TASK PROMPT: Everything in the data should be repeated exactly, save for the images.

------

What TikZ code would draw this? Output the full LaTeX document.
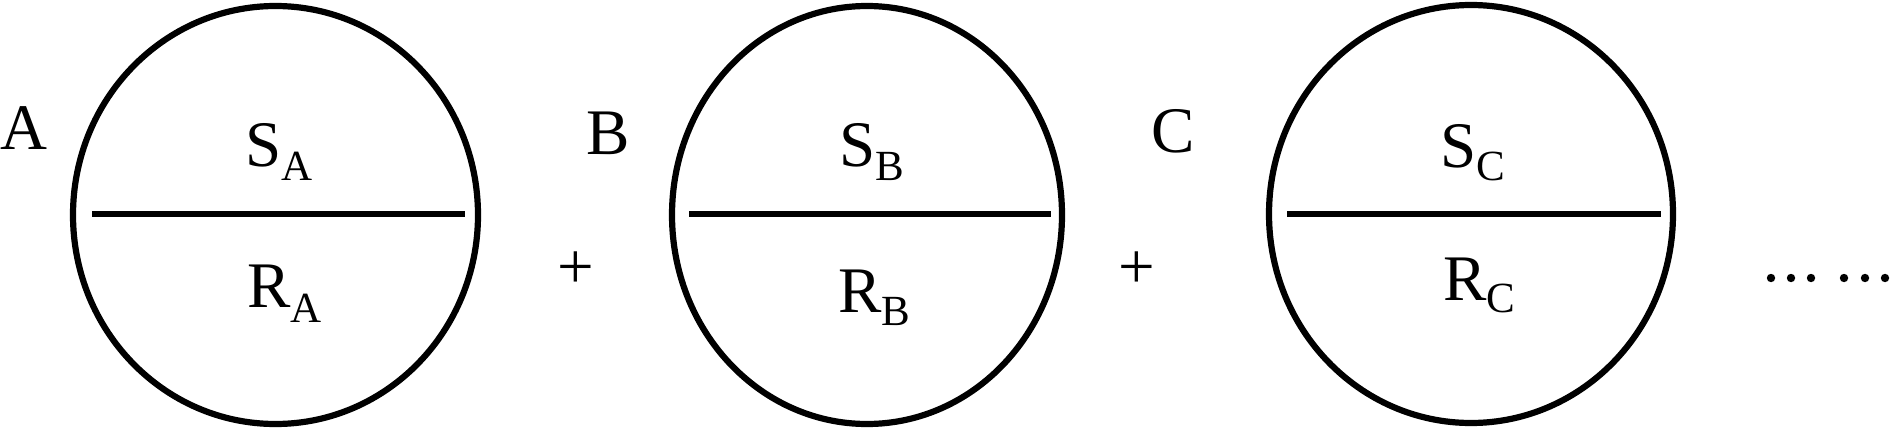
\documentclass[tikz,border=0pt]{standalone}
\usepackage{fontspec}
\setmainfont{Liberation Serif}
\newcommand{\labsr}[3]{{\fontsize{65}{65}\selectfont #1\raisebox{-#3pt}{\fontsize{43}{43}\selectfont #2}}}
\begin{document}
\begin{tikzpicture}[x=1pt,y=-1pt,
  ring/.style={line width=6.2pt},
  divider/.style={line width=6.8pt},
  lab/.style={inner sep=0pt,anchor=base west},
  bigtxt/.style={inner sep=0pt,font=\fontsize{65}{65}\selectfont},
  dot/.style={fill=black}]
\useasboundingbox (0,0) rectangle (1890,428);
% circles
\draw[ring] (275.5,215) ellipse [x radius=202.5, y radius=209];
\draw[ring] (867,215) ellipse [x radius=195, y radius=209];
\draw[ring] (1471,214) ellipse [x radius=202, y radius=209];
% dividers
\draw[divider] (92,214) -- (465,214);
\draw[divider] (689,214) -- (1051,214);
\draw[divider] (1287,214) -- (1661,214);
% outer labels
\node[lab,bigtxt] (la) at (0,149) {A};
\node[lab,bigtxt] (lb) at (586,154) {B};
\node[lab,bigtxt] (lc) at (1151,152) {C};
% inner labels
\node[lab] (sa) at (245.5,166) {\labsr{S}{A}{14}};
\node[lab] (ra) at (247,307) {\labsr{R}{A}{15}};
\node[lab] (sb) at (839.5,166) {\labsr{S}{B}{14}};
\node[lab] (rb) at (838,312) {\labsr{R}{B}{13}};
\node[lab] (sc) at (1440.5,167) {\labsr{S}{C}{13}};
\node[lab] (rc) at (1443,300) {\labsr{R}{C}{12}};
% plus signs
\node[bigtxt,anchor=center] (p1) at (576,270) {+};
\node[bigtxt,anchor=center] (p2) at (1137,270) {+};
% dots
\foreach \xx in {1771,1791,1811,1844,1865,1885}
  \fill[dot] (\xx,278) circle (4.2pt);
\end{tikzpicture}
\end{document}
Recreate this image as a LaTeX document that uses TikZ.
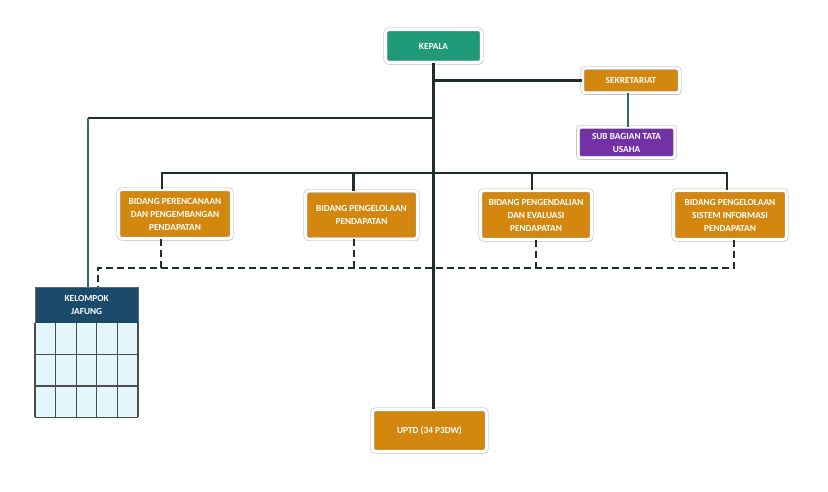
\documentclass[tikz,border=0pt]{standalone}
\usepackage{fontspec}
\setmainfont{Carlito}
\usetikzlibrary{positioning,shadows}
\definecolor{kepalagreen}{HTML}{1E9A78}
\definecolor{unitorange}{HTML}{D4870F}
\definecolor{subpurple}{HTML}{7431A6}
\definecolor{jafungblue}{HTML}{1B4A6B}
\definecolor{gridcyan}{HTML}{E3F6FB}
\definecolor{linedark}{HTML}{1F2E2C}
\definecolor{lineteal}{HTML}{2C6E64}
\tikzset{unit/.style={rectangle,rounded corners=3pt,draw=black!35,double=white,double distance=3pt,
    drop shadow={opacity=0.3,shadow xshift=1.5pt,shadow yshift=-2pt},
    fill=unitorange,text=white,font=\bfseries\fontsize{9.3}{13}\selectfont,align=center,inner sep=1pt},
  link/.style={draw=linedark,line width=2.3pt},
  tealink/.style={draw=lineteal,line width=2.3pt},
  staff/.style={draw=linedark,line width=2pt,dash pattern=on 7pt off 4pt}}

\begin{document}
\begin{tikzpicture}[x=1pt,y=-1pt]
  \useasboundingbox (0,0) rectangle (828,492);
  \node[unit,fill=kepalagreen,minimum width=96,minimum height=33] (kepala) at (433.5,46) {KEPALA};
  \node[unit,minimum width=97,minimum height=25] (sekretariat) at (631,80.5) {SEKRETARIAT};
  \node[unit,fill=subpurple,minimum width=97,minimum height=31] (subbag) at (626.5,142.5) {SUB BAGIAN TATA\\USAHA};
  \node[unit,minimum width=113,minimum height=49] (perencanaan) at (175,214) {BIDANG PERENCANAAN\\DAN PENGEMBANGAN\\PENDAPATAN};
  \node[unit,minimum width=112,minimum height=48] (pengelolaan) at (361.5,215) {BIDANG PENGELOLAAN\\PENDAPATAN};
  \node[unit,minimum width=111,minimum height=49] (pengendalian) at (536,215) {BIDANG PENGENDALIAN\\DAN EVALUASI\\PENDAPATAN};
  \node[unit,minimum width=113,minimum height=49] (sisinfo) at (730,215) {BIDANG PENGELOLAAN\\SISTEM INFORMASI\\PENDAPATAN};
  \node[unit,minimum width=114,minimum height=42] (uptd) at (429.5,430.5) {UPTD (34 P3DW)};

  % kelompok jabatan fungsional
  \node[rectangle,fill=jafungblue,draw=black!60,text=white,font=\bfseries\fontsize{9.3}{13}\selectfont,
    align=center,minimum width=103,minimum height=36,anchor=north west] (jafung) at (35,287) {KELOMPOK\\JAFUNG};
  \fill[gridcyan] (jafung.south west) rectangle ++(103,94);
  \foreach \i in {0,...,5}
    \draw[black!70,line width=1.2pt] ([xshift=\i*20.6pt]jafung.south west) -- ++(0,94);
  \foreach \j in {1,2,3}
    \draw[black!70,line width=1.2pt] ([yshift=-\j*31.33pt]jafung.south west) -- ++(103,0);

  \coordinate (bend) at (88,118);
  \coordinate (bus) at (0,173);
  \coordinate (dash) at (98,268);

  \path[link] (kepala.south) -- (kepala.south |- uptd.north)
    (kepala.south |- sekretariat.west) -- (sekretariat.west)
    (kepala.south |- bend) -- (bend);
  \path[tealink] (bend) -- (bend |- jafung.north)
    ([xshift=-3pt]sekretariat.south) -- ([xshift=-3pt]sekretariat.south |- subbag.north);
  \path[link] ([xshift=-13pt]perencanaan.north) -- ([xshift=-13pt]perencanaan.north |- bus)
    -- ([xshift=-3pt]sisinfo.north |- bus) -- ([xshift=-3pt]sisinfo.north)
    ([xshift=-8pt]pengelolaan.north |- bus) -- ([xshift=-8pt]pengelolaan.north)
    ([xshift=-4pt]pengendalian.north |- bus) -- ([xshift=-4pt]pengendalian.north);

  \path[staff] ([xshift=-14pt]perencanaan.south) -- ([xshift=-14pt]perencanaan.south |- dash)
    ([xshift=-8pt]pengelolaan.south) -- ([xshift=-8pt]pengelolaan.south |- dash)
    (pengendalian.south) -- (pengendalian.south |- dash)
    ([xshift=4pt]sisinfo.south) -- ([xshift=4pt]sisinfo.south |- dash) -- (dash) -- (dash |- jafung.north);
\end{tikzpicture}
\end{document}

------

REPLY:
What TikZ code would draw this? Output the full LaTeX document.
\documentclass[tikz,border=0pt]{standalone}
\usepackage{fontspec}
\setmainfont{Liberation Serif}
\newcommand{\labsr}[3]{{\fontsize{65}{65}\selectfont #1\raisebox{-#3pt}{\fontsize{43}{43}\selectfont #2}}}
\begin{document}
\begin{tikzpicture}[x=1pt,y=-1pt,
  ring/.style={line width=6.2pt},
  divider/.style={line width=6.8pt},
  lab/.style={inner sep=0pt,anchor=base west},
  bigtxt/.style={inner sep=0pt,font=\fontsize{65}{65}\selectfont},
  dot/.style={fill=black}]
\useasboundingbox (0,0) rectangle (1890,428);
% circles
\draw[ring] (275.5,215) ellipse [x radius=202.5, y radius=209];
\draw[ring] (867,215) ellipse [x radius=195, y radius=209];
\draw[ring] (1471,214) ellipse [x radius=202, y radius=209];
% dividers
\draw[divider] (92,214) -- (465,214);
\draw[divider] (689,214) -- (1051,214);
\draw[divider] (1287,214) -- (1661,214);
% outer labels
\node[lab,bigtxt] (la) at (0,149) {A};
\node[lab,bigtxt] (lb) at (586,154) {B};
\node[lab,bigtxt] (lc) at (1151,152) {C};
% inner labels
\node[lab] (sa) at (245.5,166) {\labsr{S}{A}{14}};
\node[lab] (ra) at (247,307) {\labsr{R}{A}{15}};
\node[lab] (sb) at (839.5,166) {\labsr{S}{B}{14}};
\node[lab] (rb) at (838,312) {\labsr{R}{B}{13}};
\node[lab] (sc) at (1440.5,167) {\labsr{S}{C}{13}};
\node[lab] (rc) at (1443,300) {\labsr{R}{C}{12}};
% plus signs
\node[bigtxt,anchor=center] (p1) at (576,270) {+};
\node[bigtxt,anchor=center] (p2) at (1137,270) {+};
% dots
\foreach \xx in {1771,1791,1811,1844,1865,1885}
  \fill[dot] (\xx,278) circle (4.2pt);
\end{tikzpicture}
\end{document}
Recreate this image as a LaTeX document that uses TikZ.
\documentclass[tikz,border=0pt]{standalone}
\usepackage{fontspec}
\setmainfont{Carlito}
\usetikzlibrary{positioning,shadows}
\definecolor{kepalagreen}{HTML}{1E9A78}
\definecolor{unitorange}{HTML}{D4870F}
\definecolor{subpurple}{HTML}{7431A6}
\definecolor{jafungblue}{HTML}{1B4A6B}
\definecolor{gridcyan}{HTML}{E3F6FB}
\definecolor{linedark}{HTML}{1F2E2C}
\definecolor{lineteal}{HTML}{2C6E64}
\tikzset{unit/.style={rectangle,rounded corners=3pt,draw=black!35,double=white,double distance=3pt,
    drop shadow={opacity=0.3,shadow xshift=1.5pt,shadow yshift=-2pt},
    fill=unitorange,text=white,font=\bfseries\fontsize{9.3}{13}\selectfont,align=center,inner sep=1pt},
  link/.style={draw=linedark,line width=2.3pt},
  tealink/.style={draw=lineteal,line width=2.3pt},
  staff/.style={draw=linedark,line width=2pt,dash pattern=on 7pt off 4pt}}

\begin{document}
\begin{tikzpicture}[x=1pt,y=-1pt]
  \useasboundingbox (0,0) rectangle (828,492);
  \node[unit,fill=kepalagreen,minimum width=96,minimum height=33] (kepala) at (433.5,46) {KEPALA};
  \node[unit,minimum width=97,minimum height=25] (sekretariat) at (631,80.5) {SEKRETARIAT};
  \node[unit,fill=subpurple,minimum width=97,minimum height=31] (subbag) at (626.5,142.5) {SUB BAGIAN TATA\\USAHA};
  \node[unit,minimum width=113,minimum height=49] (perencanaan) at (175,214) {BIDANG PERENCANAAN\\DAN PENGEMBANGAN\\PENDAPATAN};
  \node[unit,minimum width=112,minimum height=48] (pengelolaan) at (361.5,215) {BIDANG PENGELOLAAN\\PENDAPATAN};
  \node[unit,minimum width=111,minimum height=49] (pengendalian) at (536,215) {BIDANG PENGENDALIAN\\DAN EVALUASI\\PENDAPATAN};
  \node[unit,minimum width=113,minimum height=49] (sisinfo) at (730,215) {BIDANG PENGELOLAAN\\SISTEM INFORMASI\\PENDAPATAN};
  \node[unit,minimum width=114,minimum height=42] (uptd) at (429.5,430.5) {UPTD (34 P3DW)};

  % kelompok jabatan fungsional
  \node[rectangle,fill=jafungblue,draw=black!60,text=white,font=\bfseries\fontsize{9.3}{13}\selectfont,
    align=center,minimum width=103,minimum height=36,anchor=north west] (jafung) at (35,287) {KELOMPOK\\JAFUNG};
  \fill[gridcyan] (jafung.south west) rectangle ++(103,94);
  \foreach \i in {0,...,5}
    \draw[black!70,line width=1.2pt] ([xshift=\i*20.6pt]jafung.south west) -- ++(0,94);
  \foreach \j in {1,2,3}
    \draw[black!70,line width=1.2pt] ([yshift=-\j*31.33pt]jafung.south west) -- ++(103,0);

  \coordinate (bend) at (88,118);
  \coordinate (bus) at (0,173);
  \coordinate (dash) at (98,268);

  \path[link] (kepala.south) -- (kepala.south |- uptd.north)
    (kepala.south |- sekretariat.west) -- (sekretariat.west)
    (kepala.south |- bend) -- (bend);
  \path[tealink] (bend) -- (bend |- jafung.north)
    ([xshift=-3pt]sekretariat.south) -- ([xshift=-3pt]sekretariat.south |- subbag.north);
  \path[link] ([xshift=-13pt]perencanaan.north) -- ([xshift=-13pt]perencanaan.north |- bus)
    -- ([xshift=-3pt]sisinfo.north |- bus) -- ([xshift=-3pt]sisinfo.north)
    ([xshift=-8pt]pengelolaan.north |- bus) -- ([xshift=-8pt]pengelolaan.north)
    ([xshift=-4pt]pengendalian.north |- bus) -- ([xshift=-4pt]pengendalian.north);

  \path[staff] ([xshift=-14pt]perencanaan.south) -- ([xshift=-14pt]perencanaan.south |- dash)
    ([xshift=-8pt]pengelolaan.south) -- ([xshift=-8pt]pengelolaan.south |- dash)
    (pengendalian.south) -- (pengendalian.south |- dash)
    ([xshift=4pt]sisinfo.south) -- ([xshift=4pt]sisinfo.south |- dash) -- (dash) -- (dash |- jafung.north);
\end{tikzpicture}
\end{document}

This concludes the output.